▶ [What the task requires]:
Without the pictures, return all of the material exactly as written.

▶ [Rows from a dataset of charts and code]:
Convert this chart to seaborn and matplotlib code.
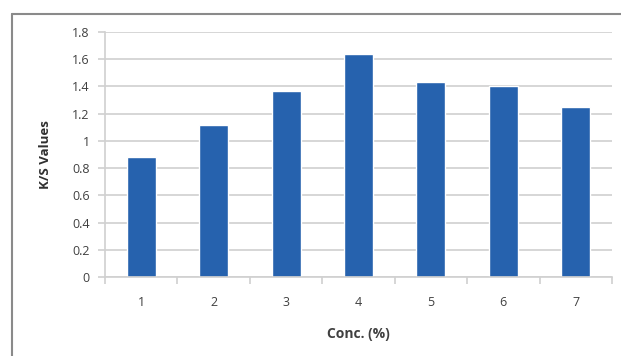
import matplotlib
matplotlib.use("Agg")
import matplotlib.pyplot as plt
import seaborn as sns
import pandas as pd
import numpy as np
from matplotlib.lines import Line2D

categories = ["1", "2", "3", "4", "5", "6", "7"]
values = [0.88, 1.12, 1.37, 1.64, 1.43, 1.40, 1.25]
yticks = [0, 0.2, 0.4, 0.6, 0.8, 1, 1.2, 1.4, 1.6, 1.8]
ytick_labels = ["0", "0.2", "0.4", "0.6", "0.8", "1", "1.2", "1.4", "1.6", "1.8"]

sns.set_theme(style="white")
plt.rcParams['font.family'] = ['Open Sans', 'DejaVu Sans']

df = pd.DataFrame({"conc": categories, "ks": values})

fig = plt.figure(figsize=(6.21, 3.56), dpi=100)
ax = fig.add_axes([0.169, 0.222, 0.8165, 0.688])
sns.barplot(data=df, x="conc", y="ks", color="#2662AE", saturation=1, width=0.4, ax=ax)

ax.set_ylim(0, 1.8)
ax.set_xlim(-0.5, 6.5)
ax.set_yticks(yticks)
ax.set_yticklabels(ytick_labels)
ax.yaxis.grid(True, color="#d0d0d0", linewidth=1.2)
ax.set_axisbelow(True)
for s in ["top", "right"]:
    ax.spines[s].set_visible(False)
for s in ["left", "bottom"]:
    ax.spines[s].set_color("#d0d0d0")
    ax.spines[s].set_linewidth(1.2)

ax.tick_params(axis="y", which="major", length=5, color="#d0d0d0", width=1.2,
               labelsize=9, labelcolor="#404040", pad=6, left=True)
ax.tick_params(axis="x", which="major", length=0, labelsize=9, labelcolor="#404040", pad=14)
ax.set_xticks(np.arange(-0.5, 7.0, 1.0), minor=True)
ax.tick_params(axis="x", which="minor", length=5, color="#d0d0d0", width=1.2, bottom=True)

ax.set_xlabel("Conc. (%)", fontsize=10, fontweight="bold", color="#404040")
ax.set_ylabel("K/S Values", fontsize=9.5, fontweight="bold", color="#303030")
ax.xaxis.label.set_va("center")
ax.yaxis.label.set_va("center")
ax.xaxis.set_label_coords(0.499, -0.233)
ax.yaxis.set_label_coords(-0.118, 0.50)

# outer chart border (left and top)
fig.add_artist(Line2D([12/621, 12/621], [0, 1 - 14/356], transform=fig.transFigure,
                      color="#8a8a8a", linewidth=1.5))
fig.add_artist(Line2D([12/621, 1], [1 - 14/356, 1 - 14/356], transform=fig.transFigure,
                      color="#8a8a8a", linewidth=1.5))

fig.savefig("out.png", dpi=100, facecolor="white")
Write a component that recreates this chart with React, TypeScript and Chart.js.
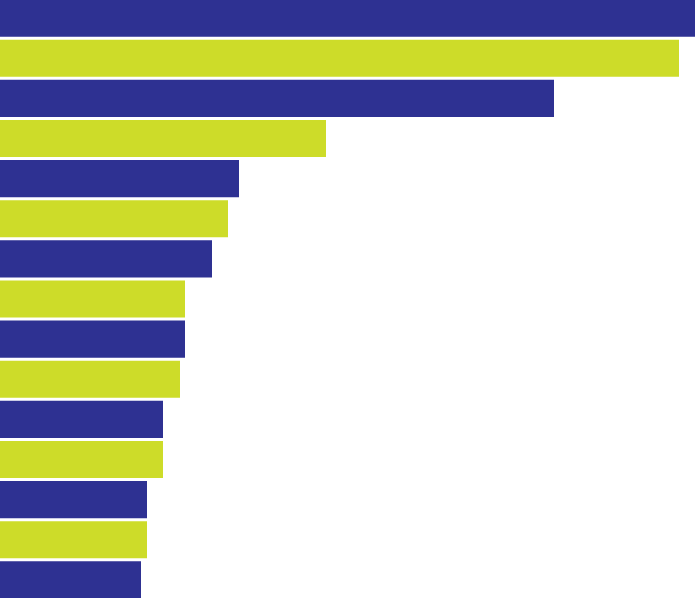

▶ [Exercise answer]:
Convert this chart to seaborn and matplotlib code.
import matplotlib
matplotlib.use("Agg")
import matplotlib.pyplot as plt
import seaborn as sns
import pandas as pd
import numpy as np
from matplotlib.lines import Line2D

categories = ["1", "2", "3", "4", "5", "6", "7"]
values = [0.88, 1.12, 1.37, 1.64, 1.43, 1.40, 1.25]
yticks = [0, 0.2, 0.4, 0.6, 0.8, 1, 1.2, 1.4, 1.6, 1.8]
ytick_labels = ["0", "0.2", "0.4", "0.6", "0.8", "1", "1.2", "1.4", "1.6", "1.8"]

sns.set_theme(style="white")
plt.rcParams['font.family'] = ['Open Sans', 'DejaVu Sans']

df = pd.DataFrame({"conc": categories, "ks": values})

fig = plt.figure(figsize=(6.21, 3.56), dpi=100)
ax = fig.add_axes([0.169, 0.222, 0.8165, 0.688])
sns.barplot(data=df, x="conc", y="ks", color="#2662AE", saturation=1, width=0.4, ax=ax)

ax.set_ylim(0, 1.8)
ax.set_xlim(-0.5, 6.5)
ax.set_yticks(yticks)
ax.set_yticklabels(ytick_labels)
ax.yaxis.grid(True, color="#d0d0d0", linewidth=1.2)
ax.set_axisbelow(True)
for s in ["top", "right"]:
    ax.spines[s].set_visible(False)
for s in ["left", "bottom"]:
    ax.spines[s].set_color("#d0d0d0")
    ax.spines[s].set_linewidth(1.2)

ax.tick_params(axis="y", which="major", length=5, color="#d0d0d0", width=1.2,
               labelsize=9, labelcolor="#404040", pad=6, left=True)
ax.tick_params(axis="x", which="major", length=0, labelsize=9, labelcolor="#404040", pad=14)
ax.set_xticks(np.arange(-0.5, 7.0, 1.0), minor=True)
ax.tick_params(axis="x", which="minor", length=5, color="#d0d0d0", width=1.2, bottom=True)

ax.set_xlabel("Conc. (%)", fontsize=10, fontweight="bold", color="#404040")
ax.set_ylabel("K/S Values", fontsize=9.5, fontweight="bold", color="#303030")
ax.xaxis.label.set_va("center")
ax.yaxis.label.set_va("center")
ax.xaxis.set_label_coords(0.499, -0.233)
ax.yaxis.set_label_coords(-0.118, 0.50)

# outer chart border (left and top)
fig.add_artist(Line2D([12/621, 12/621], [0, 1 - 14/356], transform=fig.transFigure,
                      color="#8a8a8a", linewidth=1.5))
fig.add_artist(Line2D([12/621, 1], [1 - 14/356, 1 - 14/356], transform=fig.transFigure,
                      color="#8a8a8a", linewidth=1.5))

fig.savefig("out.png", dpi=100, facecolor="white")
Write a component that recreates this chart with React, TypeScript and Chart.js.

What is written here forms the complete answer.